Covers and Other Appearances
Beyond the versions recorded by George and Billy Preston, 'My Sweet Lord' was covered by a multitude of other artists, including Elton John, Peggy Lee, Johnny Mathis, Richie Havens, Megadeth, Julio Iglesias, Boy George, Ray Coniff and Eddy Arnold.
Christian artists Larry Norman and Bebe Winans have done cover versions.
In what may be the most malicious cover in the history of rock, the Chiffons covered 'My Sweet Lord' in 1975, to strengthen the plagiarism suit against George. Adding insult to injury, country artist Jody Miller released a cover of ‘He’s So Fine’ in August 1971 – and included George’s ‘My Sweet Lord’ slide guitar riffs.
George performed the song at his milestone Concert for Bangladesh in August 1971. It appears on the live album and in the concert film. (He played it, in fact, at every single solo concert he performed after its release.)
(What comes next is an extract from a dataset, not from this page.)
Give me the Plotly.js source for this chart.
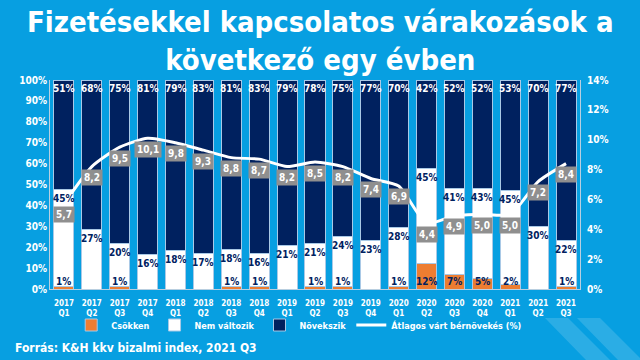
<!DOCTYPE html>
<html>
<head>
<meta charset="utf-8">
<script src="https://cdn.plot.ly/plotly-3.0.1.min.js"></script>
<style>
html,body{margin:0;padding:0;background:#079fe1;}
#chart{width:640px;height:360px;}
</style>
</head>
<body>
<div id="chart"></div>
<script>
const quarters = ["2017 Q1","2017 Q2","2017 Q3","2017 Q4","2018 Q1","2018 Q2","2018 Q3","2018 Q4","2019 Q1","2019 Q2","2019 Q3","2019 Q4","2020 Q1","2020 Q2","2020 Q3","2020 Q4","2021 Q1","2021 Q2","2021 Q3"];
const tickLabels = ["2017<br>Q1","2017<br>Q2","2017<br>Q3","2017<br>Q4","2018<br>Q1","2018<br>Q2","2018<br>Q3","2018<br>Q4","2019<br>Q1","2019<br>Q2","2019<br>Q3","2019<br>Q4","2020<br>Q1","2020<br>Q2","2020<br>Q3","2020<br>Q4","2021<br>Q1","2021<br>Q2","2021<br>Q3"];
const csokken = [1,0,1,0,0,0,1,1,0,1,1,0,1,12,7,5,2,0,1];
const nemValtozik = [45,27,20,16,18,17,18,16,21,21,24,23,28,45,41,43,45,30,22];
const novekszik = [51,68,75,81,79,83,81,83,79,78,75,77,70,42,52,52,53,70,77];
const berNovekedes = [5.7,8.2,9.5,10.1,9.8,9.3,8.8,8.7,8.2,8.5,8.2,7.4,6.9,4.4,4.9,5.0,5.0,7.2,8.4];

const NAVY = "#00215f", ORANGE = "#ed7d31", BG = "#079fe1";
const FONT = "DejaVu Sans Condensed";
const barLine = {color: "#a9c9e6", width: 1};

const traces = [
  {type:"bar", name:"Csökken", x:quarters, y:csokken, marker:{color:ORANGE, line:barLine}, hoverinfo:"none"},
  {type:"bar", name:"Nem változik", x:quarters, y:nemValtozik, marker:{color:"#ffffff", line:barLine}, hoverinfo:"none"},
  {type:"bar", name:"Növekszik", x:quarters, y:novekszik, marker:{color:NAVY, line:barLine}, hoverinfo:"none"},
  {type:"scatter", mode:"lines", name:"Átlagos várt bérnövekés (%)", x:quarters, y:berNovekedes, yaxis:"y2",
   line:{color:"#ffffff", width:3, shape:"spline", smoothing:0.6}, hoverinfo:"none"}
];

const L=50, R=60, T=80, B=71, W=640, H=360;
const pw=W-L-R, ph=H-T-B;
const px2x = p => (p-L)/pw;
const px2y = p => (H-B-p)/ph;

const annotations = [];
quarters.forEach((q,i)=>{
  const tot = csokken[i]+nemValtozik[i]+novekszik[i];
  const whiteTop = (csokken[i]+nemValtozik[i])/tot*100;
  annotations.push({x:q, y:100, xref:"x", yref:"y", text:novekszik[i]+"%", showarrow:false, yshift:-8,
    font:{family:FONT, size:10, color:"#ffffff", weight:"bold"}});
  annotations.push({x:q, y:whiteTop, xref:"x", yref:"y", text:nemValtozik[i]+"%", showarrow:false, yshift:-9,
    font:{family:FONT, size:10, color:NAVY, weight:"bold"}});
  if (csokken[i] > 0) {
    annotations.push({x:q, y:0, xref:"x", yref:"y", text:csokken[i]+"%", showarrow:false, yshift:8,
      font:{family:FONT, size:10, color:NAVY, weight:"bold"}});
  }
  annotations.push({x:q, y:berNovekedes[i], xref:"x", yref:"y2", text:berNovekedes[i].toFixed(1).replace(".",","),
    showarrow:false, yshift:-11, bgcolor:"#8f8f8f", borderpad:2,
    font:{family:FONT, size:10, color:"#ffffff", weight:"bold"}});
});
annotations.push({x:px2x(13), y:px2y(348), xref:"paper", yref:"paper", xanchor:"left", yanchor:"middle",
  text:"Forrás: K&H kkv bizalmi index, 2021 Q3", showarrow:false,
  font:{family:FONT, size:12, color:"#ffffff", weight:"bold"}});
annotations.push({x:0.5*(W)/pw - L/pw, y:px2y(3), xref:"paper", yref:"paper", xanchor:"center", yanchor:"top",
  text:"Fizetésekkel kapcsolatos várakozások a<br>következő egy évben", showarrow:false, align:"center",
  font:{family:"DejaVu Sans Condensed", size:29, color:"#ffffff", weight:"bold"}});

const chevrons = [
  "M 545 318 L 568 318 L 610 360 L 586 360 Z",
  "M 577 318 L 600 318 L 640 358 L 640 360 L 618 360 Z"
];
const shapes = chevrons.map(p=>({type:"path", xref:"paper", yref:"paper", layer:"below", line:{width:0},
  fillcolor:"rgba(255,255,255,0.15)",
  path:p.replace(/(\d+(?:\.\d+)?) (\d+(?:\.\d+)?)/g,(m,a,b)=>px2x(+a).toFixed(4)+" "+px2y(+b).toFixed(4))}));

const layout = {
  width:640, height:360,
  paper_bgcolor:BG, plot_bgcolor:BG,
  margin:{l:L, r:R, t:T, b:B},
  barmode:"stack", barnorm:"percent", bargap:0.28,
  xaxis:{type:"category", tickvals:quarters, ticktext:tickLabels, showgrid:false, zeroline:false,
    showline:true, linecolor:"#b9cfe0", linewidth:1, ticks:"", ticklabelstandoff:6,
    tickfont:{family:FONT, size:8, color:"#ffffff", weight:"bold"}},
  yaxis:{range:[0,100], dtick:10, ticksuffix:"%", showgrid:false, zeroline:false, showline:true, linecolor:"#b9cfe0",
    linewidth:1, ticks:"", tickfont:{family:FONT, size:10, color:"#ffffff", weight:"bold"}},
  yaxis2:{range:[0,14], dtick:2, ticksuffix:"%", overlaying:"y", side:"right", showgrid:false, zeroline:false,
    showline:true, linecolor:"#b9cfe0", linewidth:1, ticks:"", ticklabelstandoff:4,
    tickfont:{family:FONT, size:10, color:"#ffffff", weight:"bold"}},
  showlegend:true,
  legend:{orientation:"h", x:0.04, xanchor:"left", y:px2y(325), yanchor:"middle", bgcolor:"rgba(0,0,0,0)",
    font:{family:FONT, size:9, color:"#ffffff", weight:"bold"}, traceorder:"normal", itemwidth:30},
  annotations:annotations,
  shapes:shapes
};

Plotly.newPlot("chart", traces, layout, {displayModeBar:false, staticPlot:true});
</script>
</body>
</html>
Eric Clapton included 'My Sweet Lord' in his tribute Concert for George in 2002, following George's death. Appropriately, Billy Preston sang the lead vocal.
Factoids
In the US, “My Sweet Lord” knocked Smokey Robinson’s “Tears of a Clown” from the #1 spot; Tony Orlando and Dawn’s “Knock Three Times” took over.
On the UK Singles Chart, “My Sweet Lord” bumped Clive Dunn’s “Grandad” out of #1; it was in turn bumped by Mungo Jerry’s “Baby Jump”.